On one level it’s obvious enough: she presses many of Obama’s own buttons, being young, fresh, attractive, embodying active opposition to machine politics (you surely can’t get much further away from the Beltway than Alaska) and with a compelling and poignant personal history; and she is also a woman and a mother and a successful politician, thus potentially exciting and attracting female voters. She therefore embodies youth, dynamism, change, excitement and hope – the very qualities identified with Obama and which the Democrats assumed would present such a cruel comparison with McCain.
As for her most obvious drawback -- her lack of political experience -- the Obama camp cannot use that against her without it boomeranging straight back. Their instant jibe that the neophyte Mrs Palin would be ‘merely a heartbeat away from the presidency’ loses its bite somewhat given that Obama, with even less experience than her, will not be a heartbeat away from becoming the President: he will be the President.
But there’s a deeper reason for the foaming vituperation of the left at Mrs Palin’s candidacy. It is the same reason that they lash out at all those who are not on the left: their profound lack of confidence in their own belief system. At some subterranean level, they know they are wrong and that they cannot defend their own position. Which they simply cannot bear. This is because the left is always correct, everyone else is a conservative and therefore if they are wrong about anything they will also be -- a conservative! They'd rather pull out all their fingernails. Which is why they are so vicious: instead of reasoned argument with their opponents they resort to demonisation, intimidating and browbeating any opposition or dissent to shut them up altogether.
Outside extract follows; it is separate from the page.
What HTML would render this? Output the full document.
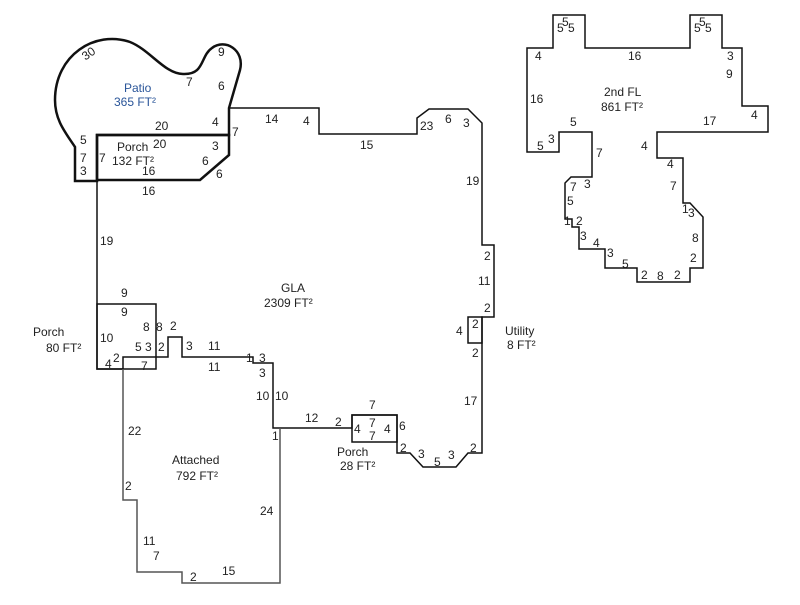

Central to this aggressive defensiveness is their feverish characterisation of all dissent as conservatism, of conservatism as evil, fossilised, stupid and selfish, and all conservatives as hateful, decaying, cretinous and corrupt. The idea that a conservative may be an attractive, youthful, smart and principled, funky grizzly bear-hunting beauty queen doubling up as Elliot Ness doesn’t just rip apart the Democrats’ electoral strategy but the core belief of the left that they are uniquely good and everyone else is universally bad…
The Jihadists have the same “core belief”—that they are uniquely good and everyone else is universally bad. No wonder the two groups get on so well.